Read the records below and copy each line that contains "this".

__Dataset entries__:
(begin)
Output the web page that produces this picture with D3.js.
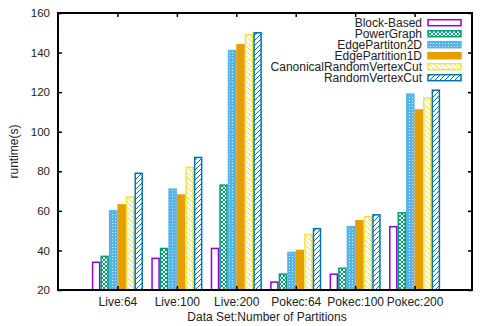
(end)
(begin)
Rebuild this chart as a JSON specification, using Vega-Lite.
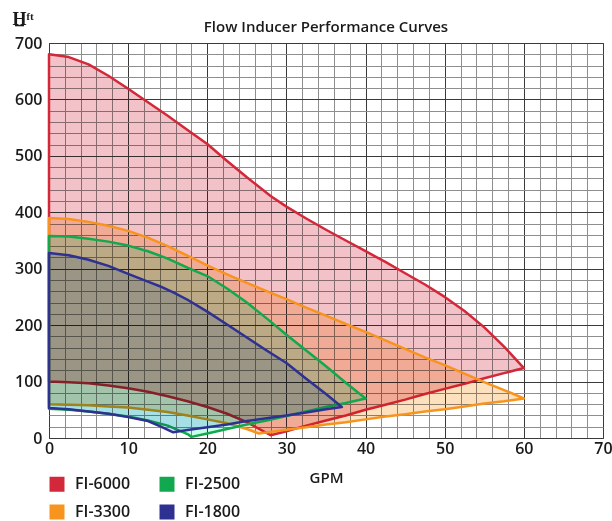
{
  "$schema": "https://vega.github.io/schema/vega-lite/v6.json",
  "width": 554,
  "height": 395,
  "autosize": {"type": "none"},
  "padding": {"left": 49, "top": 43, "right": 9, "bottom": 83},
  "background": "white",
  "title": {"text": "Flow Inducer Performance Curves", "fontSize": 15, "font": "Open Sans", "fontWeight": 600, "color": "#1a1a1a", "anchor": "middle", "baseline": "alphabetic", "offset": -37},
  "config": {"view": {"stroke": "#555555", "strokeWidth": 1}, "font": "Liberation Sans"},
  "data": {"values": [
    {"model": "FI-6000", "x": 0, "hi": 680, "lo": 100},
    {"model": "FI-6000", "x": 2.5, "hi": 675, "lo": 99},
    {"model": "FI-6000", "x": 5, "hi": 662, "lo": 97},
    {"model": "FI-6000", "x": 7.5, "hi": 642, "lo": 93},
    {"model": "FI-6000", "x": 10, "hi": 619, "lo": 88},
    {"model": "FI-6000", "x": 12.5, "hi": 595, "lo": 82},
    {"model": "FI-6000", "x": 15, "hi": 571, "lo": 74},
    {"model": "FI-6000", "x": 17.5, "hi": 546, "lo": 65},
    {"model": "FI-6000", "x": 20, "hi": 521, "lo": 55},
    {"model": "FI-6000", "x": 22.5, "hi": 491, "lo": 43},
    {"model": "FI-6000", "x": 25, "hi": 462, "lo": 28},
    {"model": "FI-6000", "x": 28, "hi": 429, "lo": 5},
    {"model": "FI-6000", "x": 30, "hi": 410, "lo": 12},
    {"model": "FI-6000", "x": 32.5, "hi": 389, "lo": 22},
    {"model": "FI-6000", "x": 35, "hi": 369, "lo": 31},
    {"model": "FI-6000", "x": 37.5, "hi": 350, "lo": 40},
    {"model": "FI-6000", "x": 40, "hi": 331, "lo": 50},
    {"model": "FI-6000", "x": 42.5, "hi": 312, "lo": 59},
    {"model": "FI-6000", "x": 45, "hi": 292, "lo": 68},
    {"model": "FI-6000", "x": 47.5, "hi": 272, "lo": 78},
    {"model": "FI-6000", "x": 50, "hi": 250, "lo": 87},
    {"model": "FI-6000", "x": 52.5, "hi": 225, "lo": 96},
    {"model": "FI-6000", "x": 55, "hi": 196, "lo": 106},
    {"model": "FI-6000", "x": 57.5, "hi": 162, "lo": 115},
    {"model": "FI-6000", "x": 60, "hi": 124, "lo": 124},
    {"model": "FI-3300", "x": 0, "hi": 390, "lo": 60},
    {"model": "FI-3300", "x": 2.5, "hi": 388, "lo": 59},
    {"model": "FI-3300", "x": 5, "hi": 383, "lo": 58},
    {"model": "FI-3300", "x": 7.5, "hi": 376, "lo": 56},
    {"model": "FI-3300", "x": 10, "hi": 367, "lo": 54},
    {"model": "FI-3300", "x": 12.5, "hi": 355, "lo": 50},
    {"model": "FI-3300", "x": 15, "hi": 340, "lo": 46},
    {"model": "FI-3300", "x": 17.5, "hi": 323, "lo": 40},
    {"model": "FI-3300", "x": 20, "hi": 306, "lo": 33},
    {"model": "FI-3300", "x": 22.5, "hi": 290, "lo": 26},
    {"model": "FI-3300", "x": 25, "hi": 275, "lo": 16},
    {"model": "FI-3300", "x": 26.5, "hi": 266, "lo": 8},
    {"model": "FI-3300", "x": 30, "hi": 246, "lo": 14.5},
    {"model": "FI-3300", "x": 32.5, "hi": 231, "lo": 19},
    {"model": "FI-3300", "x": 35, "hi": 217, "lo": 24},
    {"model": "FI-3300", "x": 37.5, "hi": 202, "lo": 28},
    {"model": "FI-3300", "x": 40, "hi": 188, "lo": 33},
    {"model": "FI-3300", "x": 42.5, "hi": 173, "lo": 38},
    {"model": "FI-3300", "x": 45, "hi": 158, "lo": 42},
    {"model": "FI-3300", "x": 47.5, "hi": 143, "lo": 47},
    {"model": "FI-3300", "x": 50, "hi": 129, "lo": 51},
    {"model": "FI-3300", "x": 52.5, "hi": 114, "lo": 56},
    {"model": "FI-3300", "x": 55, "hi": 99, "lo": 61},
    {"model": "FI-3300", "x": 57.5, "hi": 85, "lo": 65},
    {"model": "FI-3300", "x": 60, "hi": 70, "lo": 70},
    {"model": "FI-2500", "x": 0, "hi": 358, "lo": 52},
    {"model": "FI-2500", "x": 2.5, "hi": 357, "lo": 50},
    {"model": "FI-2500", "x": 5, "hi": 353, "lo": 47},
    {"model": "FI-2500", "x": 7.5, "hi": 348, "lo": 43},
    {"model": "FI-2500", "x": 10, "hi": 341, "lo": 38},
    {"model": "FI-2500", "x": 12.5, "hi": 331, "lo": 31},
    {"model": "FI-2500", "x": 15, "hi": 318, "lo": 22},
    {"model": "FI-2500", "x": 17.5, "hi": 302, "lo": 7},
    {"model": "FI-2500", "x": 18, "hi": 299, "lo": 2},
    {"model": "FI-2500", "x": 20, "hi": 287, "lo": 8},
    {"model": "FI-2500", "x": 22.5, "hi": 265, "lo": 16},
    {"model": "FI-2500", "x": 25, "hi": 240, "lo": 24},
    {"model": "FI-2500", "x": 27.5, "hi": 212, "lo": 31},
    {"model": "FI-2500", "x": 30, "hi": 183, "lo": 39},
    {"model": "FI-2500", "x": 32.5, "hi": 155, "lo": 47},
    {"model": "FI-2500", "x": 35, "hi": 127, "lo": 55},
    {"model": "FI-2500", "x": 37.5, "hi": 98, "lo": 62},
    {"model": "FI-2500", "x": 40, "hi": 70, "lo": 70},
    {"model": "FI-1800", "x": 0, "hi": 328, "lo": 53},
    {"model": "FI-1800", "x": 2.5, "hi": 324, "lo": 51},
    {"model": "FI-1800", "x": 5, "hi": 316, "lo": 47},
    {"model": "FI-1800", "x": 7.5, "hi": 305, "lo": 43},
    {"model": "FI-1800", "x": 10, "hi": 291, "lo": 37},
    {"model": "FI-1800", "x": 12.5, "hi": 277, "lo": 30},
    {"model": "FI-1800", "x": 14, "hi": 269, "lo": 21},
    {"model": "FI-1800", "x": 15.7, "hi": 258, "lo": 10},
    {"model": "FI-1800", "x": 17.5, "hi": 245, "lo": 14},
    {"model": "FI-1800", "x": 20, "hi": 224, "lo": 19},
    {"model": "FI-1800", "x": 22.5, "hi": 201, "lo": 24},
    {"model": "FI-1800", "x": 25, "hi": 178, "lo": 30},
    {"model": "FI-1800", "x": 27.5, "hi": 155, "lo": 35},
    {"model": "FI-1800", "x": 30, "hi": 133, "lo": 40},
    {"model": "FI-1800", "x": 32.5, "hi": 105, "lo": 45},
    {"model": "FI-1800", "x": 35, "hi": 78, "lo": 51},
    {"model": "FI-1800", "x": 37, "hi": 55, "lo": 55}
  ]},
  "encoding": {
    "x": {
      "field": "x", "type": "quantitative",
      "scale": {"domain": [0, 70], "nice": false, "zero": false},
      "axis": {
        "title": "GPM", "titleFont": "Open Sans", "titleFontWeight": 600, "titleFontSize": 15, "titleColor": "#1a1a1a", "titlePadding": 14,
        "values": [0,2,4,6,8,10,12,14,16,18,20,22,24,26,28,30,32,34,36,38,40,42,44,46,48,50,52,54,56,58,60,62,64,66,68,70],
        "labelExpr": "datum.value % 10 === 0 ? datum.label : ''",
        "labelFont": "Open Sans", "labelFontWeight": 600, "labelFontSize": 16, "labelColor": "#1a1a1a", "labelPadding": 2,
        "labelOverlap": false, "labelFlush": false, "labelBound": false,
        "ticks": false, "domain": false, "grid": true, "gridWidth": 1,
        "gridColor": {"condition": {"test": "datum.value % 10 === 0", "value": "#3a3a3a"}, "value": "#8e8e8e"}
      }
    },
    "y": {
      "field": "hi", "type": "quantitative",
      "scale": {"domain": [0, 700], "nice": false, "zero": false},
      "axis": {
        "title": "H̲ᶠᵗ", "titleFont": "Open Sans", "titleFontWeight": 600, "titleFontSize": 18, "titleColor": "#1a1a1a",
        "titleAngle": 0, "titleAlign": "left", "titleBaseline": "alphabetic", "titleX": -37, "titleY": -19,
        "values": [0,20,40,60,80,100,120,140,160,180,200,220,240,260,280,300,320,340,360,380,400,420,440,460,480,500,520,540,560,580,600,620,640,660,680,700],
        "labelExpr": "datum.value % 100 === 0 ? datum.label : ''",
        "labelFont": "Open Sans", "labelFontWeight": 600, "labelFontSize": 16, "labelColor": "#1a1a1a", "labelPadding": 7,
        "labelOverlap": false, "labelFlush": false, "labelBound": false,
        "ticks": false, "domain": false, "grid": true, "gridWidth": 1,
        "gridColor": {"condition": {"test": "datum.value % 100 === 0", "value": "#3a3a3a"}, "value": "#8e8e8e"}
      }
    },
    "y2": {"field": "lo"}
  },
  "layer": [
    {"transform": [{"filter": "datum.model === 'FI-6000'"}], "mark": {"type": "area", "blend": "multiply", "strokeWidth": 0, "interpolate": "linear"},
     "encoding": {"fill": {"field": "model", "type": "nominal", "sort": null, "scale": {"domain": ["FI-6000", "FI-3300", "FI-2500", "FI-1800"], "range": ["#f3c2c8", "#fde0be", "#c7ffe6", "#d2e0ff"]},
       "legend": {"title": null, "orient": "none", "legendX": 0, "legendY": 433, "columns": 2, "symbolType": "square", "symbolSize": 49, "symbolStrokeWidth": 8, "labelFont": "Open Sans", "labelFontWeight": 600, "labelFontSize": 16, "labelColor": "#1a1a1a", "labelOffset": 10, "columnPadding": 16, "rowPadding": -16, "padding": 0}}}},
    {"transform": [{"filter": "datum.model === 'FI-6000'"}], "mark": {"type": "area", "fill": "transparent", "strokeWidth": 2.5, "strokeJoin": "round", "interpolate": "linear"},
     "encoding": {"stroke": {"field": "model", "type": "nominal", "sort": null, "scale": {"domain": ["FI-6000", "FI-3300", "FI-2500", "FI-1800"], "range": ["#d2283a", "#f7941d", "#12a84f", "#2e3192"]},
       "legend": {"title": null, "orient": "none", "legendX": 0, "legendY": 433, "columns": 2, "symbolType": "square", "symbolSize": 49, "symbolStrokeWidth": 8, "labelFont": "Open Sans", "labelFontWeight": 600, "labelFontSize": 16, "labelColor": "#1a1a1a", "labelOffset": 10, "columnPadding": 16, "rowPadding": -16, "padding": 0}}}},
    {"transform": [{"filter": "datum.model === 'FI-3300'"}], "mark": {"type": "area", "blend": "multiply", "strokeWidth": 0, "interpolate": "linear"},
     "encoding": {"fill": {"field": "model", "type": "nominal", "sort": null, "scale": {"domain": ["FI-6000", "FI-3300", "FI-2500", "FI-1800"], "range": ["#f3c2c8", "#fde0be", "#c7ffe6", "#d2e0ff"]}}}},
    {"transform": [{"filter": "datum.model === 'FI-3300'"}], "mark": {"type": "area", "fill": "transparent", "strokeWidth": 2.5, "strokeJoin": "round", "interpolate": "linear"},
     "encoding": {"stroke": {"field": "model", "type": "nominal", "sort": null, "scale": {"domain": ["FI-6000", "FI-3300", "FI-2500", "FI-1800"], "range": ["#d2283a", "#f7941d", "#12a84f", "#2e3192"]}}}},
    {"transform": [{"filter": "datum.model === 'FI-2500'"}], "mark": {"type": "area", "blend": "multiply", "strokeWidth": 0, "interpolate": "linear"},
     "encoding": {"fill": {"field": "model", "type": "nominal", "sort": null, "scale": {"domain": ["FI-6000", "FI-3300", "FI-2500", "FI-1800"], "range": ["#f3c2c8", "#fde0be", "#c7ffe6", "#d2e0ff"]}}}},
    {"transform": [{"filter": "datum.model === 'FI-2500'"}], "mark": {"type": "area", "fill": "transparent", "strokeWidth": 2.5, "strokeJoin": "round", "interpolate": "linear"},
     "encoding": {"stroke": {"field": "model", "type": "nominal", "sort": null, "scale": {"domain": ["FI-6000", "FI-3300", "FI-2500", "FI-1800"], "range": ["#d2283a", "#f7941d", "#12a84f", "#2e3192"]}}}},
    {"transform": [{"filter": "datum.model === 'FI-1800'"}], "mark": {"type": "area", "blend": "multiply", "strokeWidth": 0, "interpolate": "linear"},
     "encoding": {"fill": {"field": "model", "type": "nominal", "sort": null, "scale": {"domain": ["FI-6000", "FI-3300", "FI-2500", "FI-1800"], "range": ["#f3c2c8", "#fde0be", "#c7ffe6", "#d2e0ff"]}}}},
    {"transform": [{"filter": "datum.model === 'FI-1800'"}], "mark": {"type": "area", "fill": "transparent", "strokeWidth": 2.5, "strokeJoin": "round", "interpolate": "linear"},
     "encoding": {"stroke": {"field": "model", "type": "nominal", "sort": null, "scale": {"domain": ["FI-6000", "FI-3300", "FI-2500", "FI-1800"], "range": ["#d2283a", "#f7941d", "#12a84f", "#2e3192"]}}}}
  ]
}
(end)
__Completed task__:
Output the web page that produces this picture with D3.js.
Rebuild this chart as a JSON specification, using Vega-Lite.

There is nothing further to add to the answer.